Opinion 15-50


April 23, 2015

 

Digest:         A judge must not, in order to collect fines or surcharges he/she imposed on a defendant for parking violations, contact another court to ask that payment be made a condition of any disposition of the defendant’s case in the other court.

 

Rules:          22 NYCRR 100.1; 100.2; 100.2(A); 100.3(B)(6); 100.3(B)(6)(c); Opinions 15-70; 11-124; 10-175; 88-159.


Opinion:


         The inquiring judge, who regularly presides in parking violation cases, explains that until a defendant has three or more such violations in the same jurisdiction, the court cannot suspend the defendant’s license (see generally Vehicle and Traffic Law § 1200-d et seq.). As a result, when the judge imposes legally appropriate fines and surcharges on a defendant for one or two parking violations in his/her jurisdiction, the fines and surcharges are effectively unenforceable if the defendant fails to pay. Indeed, the judge believes that this is a problem in many courts across the state. To address this issue, the judge would like to “run the ... license” of a defendant who has failed to pay fines or surcharges on one or two parking violations in the judge’s jurisdiction and then, if the defendant has outstanding violations resulting in suspension in another jurisdiction, “write to the Court with outstanding suspensions and request that if and when the suspensions are cleared or reduced, payment of [the] parking violations [in the inquiring judge’s court] be made a condition of sentencing and or reduction.” The judge asks whether this proposed course of conduct is permissible.
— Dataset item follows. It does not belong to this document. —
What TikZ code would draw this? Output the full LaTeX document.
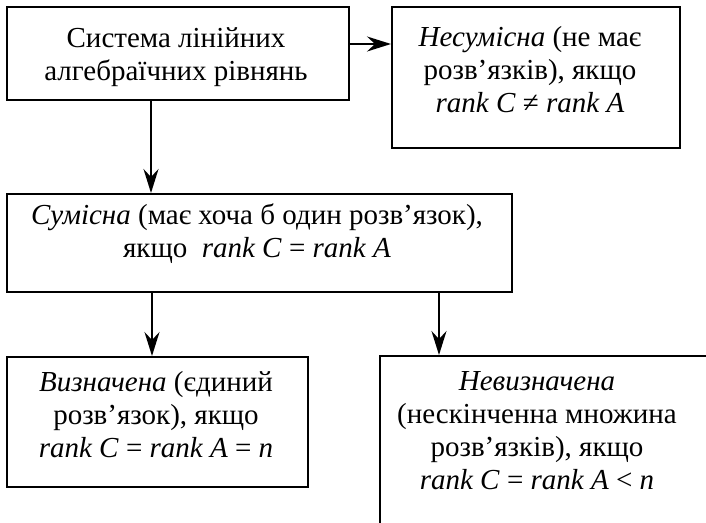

         A judge must always avoid even the appearance of impropriety (see 22 NYCRR 100.2). Among other things, a judge must respect and comply with the law (see 22 NYCRR 100.2[A]), must uphold the judiciary’s integrity and independence (see 22 NYCRR 100.1), and must accord to every person who has a legal interest in a proceeding, or that person’s lawyer, the right to be heard according to law (see 22 NYCRR 100.3[B][6]).


         The Committee previously noted it is “critically important to protect and preserve both the fact and the appearance of the independence of every judge” (Opinion 11-124). Although a judge presiding over a case may consult with court personnel or other judges about the pending case(see 22 NYCRR 100.3[B][6][c]), this rule does not allow one judge to intervene in or try to influence cases properly before another judge (see e.g. Opinions 15-70 [a judge who receives credible information that another judge attempted to improperly influence a relative’s case by, inter alia, intimidating the prosecutor and seeking to have the case transferred to another judge, must report the other judge to the Commission on Judicial Conduct]; 10-175 [a judge who receives a letter from another judge to support an application pending in the receiving judge’s court, under circumstances that indicate to the receiving judge that the letter was not solicited by an appropriate agency, must report the letter writer to the Commission on Judicial Conduct]; 88-159 [judge should not, on his/her own initiative, volunteer information or suggestions to influence another judge in sentencing a defendant]). Indeed, both this judge and the intended recipients of this judge’s proposed letters are “duly elected or appointed public officials who are vested with their own independent authority and obligations as judicial officers” (Opinion 11-124).


         Moreover, while the inquiring judge wishes to intervene in other judges’ cases only to “enforce” his/her own presumptively legal fines and surcharges, the Committee notes there could be an appearance of impropriety if the other court sua sponte imposes additional conditions on the defendant based on fines and surcharges imposed by the inquiring judge, especially if the defendant and his/her counsel may wish to assert defenses to those fines and surcharges (see 22 NYCRR 100.3[B][6]).


         This is of even greater concern where, as here, it appears from this judge’s description of the applicable statutes that the legislature did not provide a mechanism to combine parking violations across multiple jurisdictions to “enforce” them through suspension of a defendant’s driver’s license, but instead requires all three parking violations to accrue in one jurisdiction (cf. 22 NYCRR 100.2[A] [a judge must respect and comply with the law]).


         Thus, this judge may not, in an attempt to collect fines or costs he/she has imposed for parking violations, contact another court to ask that payment of those funds be made a condition of any disposition of the defendant’s case in the other court.